Friends, later today I’m heading off to the Finger Lakes for a bread-baking class. The schedule of the day beginning tomorrow at 8 am is as follows: eat bread and drink coffee, bake bread, eat pizza, bake more bread, leave around 6 pm with lots of bread. Fun, right?! I’ll be sure to keep you posted.
I’m hoping this class might help me get closer to my long-standing dream of opening a café or bakery selling bread mostly but also sandwiches and salads — bean, grain, quinoa, kale, etc. — to grab on the go.
This curried apple and egg salad would be the café’s fall special. I love the addition of grapes, apples, nuts, and dried fruit in these types of salads — bits of crunch punctuating the creaminess, sweet counterpoints to the tangy dressings. What I love about this salad, however, is that apple is not just an optional add-in — it’s the main ingredient. The lemony dressing is made with Greek yogurt and grainy mustard, and although there is no mayonnaise, the salad does not suffer. It’s light, fresh, and completely satisfying.
This recipe comes from Inspiralize Everything and calls for spooning the salad into collard green leaves and rolling them up to make wraps. I did this with savoy cabbage leaves (see below) but also piled the salad atop slices of bread, freshly baked first, then later lightly broiled with olive oil. (I’m a hopeless low-carber.)

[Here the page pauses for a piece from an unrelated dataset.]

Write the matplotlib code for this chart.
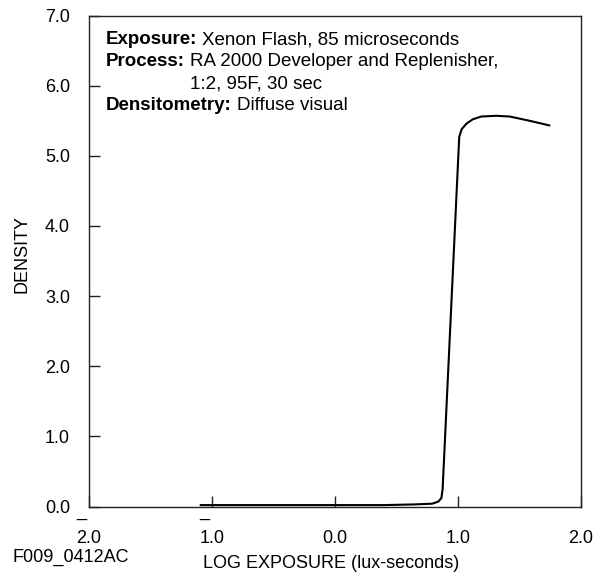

Incidentally, in anticipation of root vegetable season, I recently replaced my rickety old Benriner turning slicer with a spiralizer, which I hope will inspire many creative meals with my winter CSA—I mean, there are only so many oven fries and sweet potato quesadillas you can eat (or are there?).
Inspiralize Everything, by the way, has so many great ideas for preparing beets, celeriac, parsnips, rutabaga, radishes, and turnips, all of which tend to stump me mid winter after the millionth sheet pan of roasted vegetables emerges from my oven.
To hard boil eggs: Place eggs in a pot and cover with cold water. Bring to a boil, remove pan from heat, cover and let sit for 9 minutes. Uncover, plunge eggs to an ice bath or bowl of cold water. Let cool briefly, then peel.
When I served this egg salad to a few dinner guests (5 adults total), I doubled the recipe (using 1⅓ cup yogurt) and used 3 hard-boiled eggs. I sliced up some bread, drizzled it with oil, and broiled it for a few minutes on each side, just until lightly golden. Then I piled the toasts on a plate, spooned the apple-egg salad into a bowl, and let people assemble the toasts themselves. On the side, we had a green salad with a shallot vinaigrette. It was very simple, but very good.
If you don't have a spiralizer, you can use a mandoline or you can finely dice the apples.
- ⅔ cup plus 2 tablespoons Greek yogurt, I use 2%
- 1 tablespoon whole grain or Dijon mustard
- ½ teaspoon garlic powder or 1 small clove garlic, minced
- 1 tablespoon freshly squeezed lemon juice or more to taste
- ½ teaspoon curry powder or more to taste
- kosher salt and freshly cracked black pepper
- ⅛ teaspoon cayenne
- ½ teaspoon sugar, optional
- 1 apple
- 2 tablespoons raisins
- ½ cup diced celery
- 1 hard-boiled egg, peeled and chopped
- 2 large or 4 small collard green or savoy cabbage leaves, stems trimmed, or a few slices of good bread
- ½ cup alfalfa sprouts, optional
- Whisk together the yogurt, mustard, garlic, lemon, curry powder, kosher salt (start with ¼ teaspoon, then add more to taste), pepper, cayenne, and sugar, if using, in a large bowl. Taste, and adjust with more salt, pepper, lemon, cayenne, or sugar as needed.
- Spiralize (see notes above) the apple using BLADE B or C. Add the apple, raisins, celery, and egg to the bowl with the dressing and toss to combine.
- Pack the curried apple-and-egg salad into the middle of the collard or savoy cabbage leaves, dividing it evenly. Top with the sprouts, if using, and roll like a burrito, tucking in the ends. Secure both ends with a toothpick and halve before serving. (See notes above for serving over toast.)